What Is Foraminal Stenosis?

The spine supports much of the upper body’s weight while protecting the spinal cord and facilitating movement. To accomplish these tasks, a complex system of stacked vertebrae, cartilage, joints, ligaments and muscles work in tandem, with each component depending upon another to function properly. Because the spine absorbs a great deal of the stress and strain of everyday life, it is prone to degeneration over time. When one part of the spine begins to deteriorate, it can quickly affect nearby regions and cause debilitating and/or painful symptoms.

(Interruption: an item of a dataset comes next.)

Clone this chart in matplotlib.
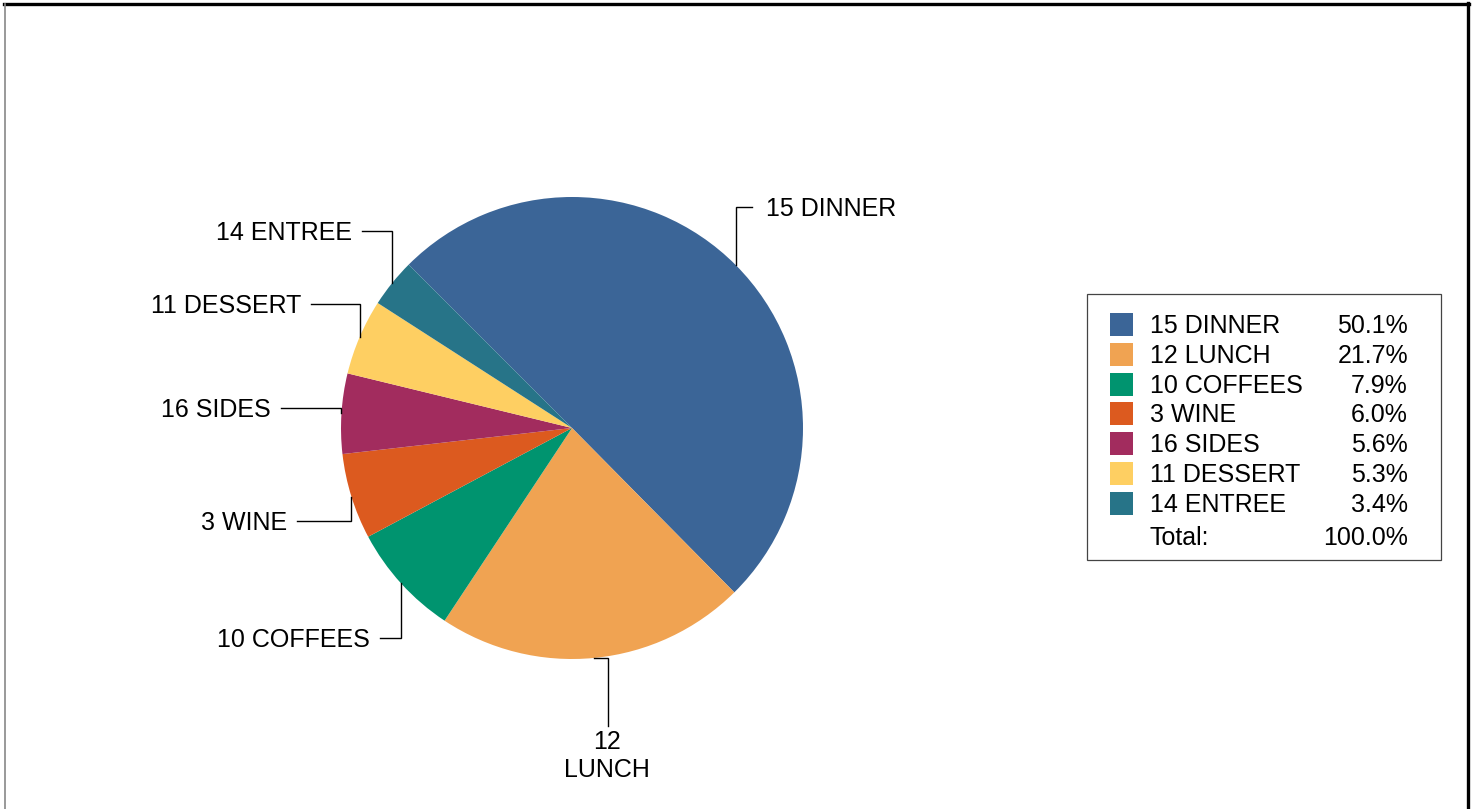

The foraminal passageways, through which important nerves branch away from the spinal cord and travel to other areas of the body, are particularly susceptible to damage and decline. “Foraminal stenosis” occurs when these canals become obstructed or narrowed. Usually, foraminal stenosis becomes noticeable when a nerve becomes compressed, which leads to pain, discomfort and other irritating complications. Although foraminal narrowing can become a serious condition, it is generally easily treatable with prompt medical attention and proper care.




Foraminal Stenosis Causes

The age-related decline of the vertebral column is the primary cause of foraminal stenosis. However, many factors can exacerbate or accelerate the narrowing of the foraminal canals, including:

• Bone spurs

• Herniated or bulging discs

• Arthritis

• Ligament thickening

• Facet joint swelling

• Sudden injuries, such as those that may result from a fall, high-impact sport or motor vehicle accident

• Excess weight or obesity

• Smoking

• Lack of exercise

• Improper footwear

• Family history or genetic predisposition

• Repetitive, strenuous movements or improper lifting, commonly associated with highly physical jobs requiring manual labor or professions that involve regularly driving long distances

If you believe you may be at risk for developing foraminal stenosis or other spine disorders, schedule a consultation with one of our experienced spine specialists to discuss which preventative measures may work best for you. By making minor lifestyle changes and proactively treating issues as they arise, it is possible to manage, delay or even alleviate spine degeneration.

Foraminal Stenosis Symptoms

The symptoms of foraminal stenosis vary depending on which area of the spinal column experiences problematic narrowing (cervical, thoracic or lumbar), as well as the severity of the problem. However, there are some general symptoms to look out for, including:

• Pain and discomfort that are localized or radiate to nearby extremities

• Muscle weakness

• Numbness

• Tingling or “pins-and-needles” sensations

• Sciatica

• The inability to participate in everyday activities without encountering aggravation

• Unexplained symptoms in the neck, shoulders, arms and hands (if the narrowing occurs in the cervical or thoracic spine), lower back, hips, buttocks, legs or feet (if a foraminal canal in the lumbar spine becomes obstructed)

Because the symptoms of foraminal stenosis are also associated with many other disorders and conditions, it is important to seek a comprehensive and accurate diagnosis right away.